* START *

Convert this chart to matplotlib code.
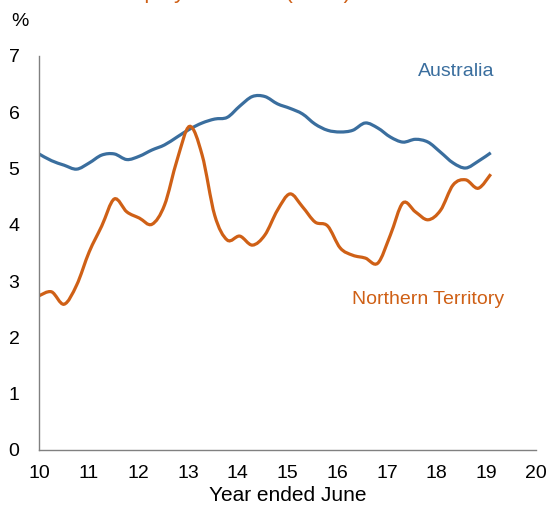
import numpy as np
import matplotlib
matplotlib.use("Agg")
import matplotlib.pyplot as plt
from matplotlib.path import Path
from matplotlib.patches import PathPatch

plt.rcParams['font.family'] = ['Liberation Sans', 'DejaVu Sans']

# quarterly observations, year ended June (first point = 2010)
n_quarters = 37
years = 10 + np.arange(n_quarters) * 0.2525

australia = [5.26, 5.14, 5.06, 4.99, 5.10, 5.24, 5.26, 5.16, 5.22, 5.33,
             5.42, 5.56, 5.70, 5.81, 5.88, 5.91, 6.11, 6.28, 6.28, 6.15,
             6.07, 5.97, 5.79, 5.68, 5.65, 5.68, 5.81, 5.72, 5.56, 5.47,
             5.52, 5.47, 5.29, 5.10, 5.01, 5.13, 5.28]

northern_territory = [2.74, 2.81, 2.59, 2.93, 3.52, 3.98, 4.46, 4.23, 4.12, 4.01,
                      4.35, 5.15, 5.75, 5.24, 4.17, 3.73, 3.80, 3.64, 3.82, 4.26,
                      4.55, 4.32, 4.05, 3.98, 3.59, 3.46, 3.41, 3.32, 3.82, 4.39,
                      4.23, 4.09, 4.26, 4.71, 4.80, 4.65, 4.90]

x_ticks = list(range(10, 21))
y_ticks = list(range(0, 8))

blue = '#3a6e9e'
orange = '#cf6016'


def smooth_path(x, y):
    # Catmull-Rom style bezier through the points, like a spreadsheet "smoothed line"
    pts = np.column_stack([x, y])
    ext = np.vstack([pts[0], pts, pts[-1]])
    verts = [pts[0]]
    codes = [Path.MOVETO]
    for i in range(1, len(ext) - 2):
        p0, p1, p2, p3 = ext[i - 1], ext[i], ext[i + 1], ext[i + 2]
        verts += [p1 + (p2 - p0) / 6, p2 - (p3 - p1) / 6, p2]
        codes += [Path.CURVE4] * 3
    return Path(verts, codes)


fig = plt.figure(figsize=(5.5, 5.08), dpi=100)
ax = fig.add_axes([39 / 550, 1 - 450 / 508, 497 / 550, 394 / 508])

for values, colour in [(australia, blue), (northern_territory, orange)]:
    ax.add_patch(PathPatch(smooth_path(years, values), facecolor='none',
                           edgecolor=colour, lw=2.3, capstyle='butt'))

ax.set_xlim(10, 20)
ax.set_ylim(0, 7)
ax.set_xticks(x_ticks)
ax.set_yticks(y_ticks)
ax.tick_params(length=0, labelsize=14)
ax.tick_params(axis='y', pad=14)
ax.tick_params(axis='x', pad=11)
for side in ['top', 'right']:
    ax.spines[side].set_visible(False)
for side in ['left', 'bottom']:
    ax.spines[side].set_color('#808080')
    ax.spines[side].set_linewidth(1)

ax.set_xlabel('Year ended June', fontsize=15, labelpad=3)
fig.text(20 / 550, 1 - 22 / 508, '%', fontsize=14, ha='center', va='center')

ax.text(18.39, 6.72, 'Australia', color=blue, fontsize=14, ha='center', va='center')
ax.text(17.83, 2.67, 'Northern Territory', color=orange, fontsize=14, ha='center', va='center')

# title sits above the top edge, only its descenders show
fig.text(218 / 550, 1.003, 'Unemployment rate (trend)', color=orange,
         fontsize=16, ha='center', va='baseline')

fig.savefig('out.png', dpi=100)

* END *

- Task statement:
Restate the whole listing above exactly, please, omitting every image.

- Full answer:
Convert this chart to matplotlib code.
import numpy as np
import matplotlib
matplotlib.use("Agg")
import matplotlib.pyplot as plt
from matplotlib.path import Path
from matplotlib.patches import PathPatch

plt.rcParams['font.family'] = ['Liberation Sans', 'DejaVu Sans']

# quarterly observations, year ended June (first point = 2010)
n_quarters = 37
years = 10 + np.arange(n_quarters) * 0.2525

australia = [5.26, 5.14, 5.06, 4.99, 5.10, 5.24, 5.26, 5.16, 5.22, 5.33,
             5.42, 5.56, 5.70, 5.81, 5.88, 5.91, 6.11, 6.28, 6.28, 6.15,
             6.07, 5.97, 5.79, 5.68, 5.65, 5.68, 5.81, 5.72, 5.56, 5.47,
             5.52, 5.47, 5.29, 5.10, 5.01, 5.13, 5.28]

northern_territory = [2.74, 2.81, 2.59, 2.93, 3.52, 3.98, 4.46, 4.23, 4.12, 4.01,
                      4.35, 5.15, 5.75, 5.24, 4.17, 3.73, 3.80, 3.64, 3.82, 4.26,
                      4.55, 4.32, 4.05, 3.98, 3.59, 3.46, 3.41, 3.32, 3.82, 4.39,
                      4.23, 4.09, 4.26, 4.71, 4.80, 4.65, 4.90]

x_ticks = list(range(10, 21))
y_ticks = list(range(0, 8))

blue = '#3a6e9e'
orange = '#cf6016'


def smooth_path(x, y):
    # Catmull-Rom style bezier through the points, like a spreadsheet "smoothed line"
    pts = np.column_stack([x, y])
    ext = np.vstack([pts[0], pts, pts[-1]])
    verts = [pts[0]]
    codes = [Path.MOVETO]
    for i in range(1, len(ext) - 2):
        p0, p1, p2, p3 = ext[i - 1], ext[i], ext[i + 1], ext[i + 2]
        verts += [p1 + (p2 - p0) / 6, p2 - (p3 - p1) / 6, p2]
        codes += [Path.CURVE4] * 3
    return Path(verts, codes)


fig = plt.figure(figsize=(5.5, 5.08), dpi=100)
ax = fig.add_axes([39 / 550, 1 - 450 / 508, 497 / 550, 394 / 508])

for values, colour in [(australia, blue), (northern_territory, orange)]:
    ax.add_patch(PathPatch(smooth_path(years, values), facecolor='none',
                           edgecolor=colour, lw=2.3, capstyle='butt'))

ax.set_xlim(10, 20)
ax.set_ylim(0, 7)
ax.set_xticks(x_ticks)
ax.set_yticks(y_ticks)
ax.tick_params(length=0, labelsize=14)
ax.tick_params(axis='y', pad=14)
ax.tick_params(axis='x', pad=11)
for side in ['top', 'right']:
    ax.spines[side].set_visible(False)
for side in ['left', 'bottom']:
    ax.spines[side].set_color('#808080')
    ax.spines[side].set_linewidth(1)

ax.set_xlabel('Year ended June', fontsize=15, labelpad=3)
fig.text(20 / 550, 1 - 22 / 508, '%', fontsize=14, ha='center', va='center')

ax.text(18.39, 6.72, 'Australia', color=blue, fontsize=14, ha='center', va='center')
ax.text(17.83, 2.67, 'Northern Territory', color=orange, fontsize=14, ha='center', va='center')

# title sits above the top edge, only its descenders show
fig.text(218 / 550, 1.003, 'Unemployment rate (trend)', color=orange,
         fontsize=16, ha='center', va='baseline')

fig.savefig('out.png', dpi=100)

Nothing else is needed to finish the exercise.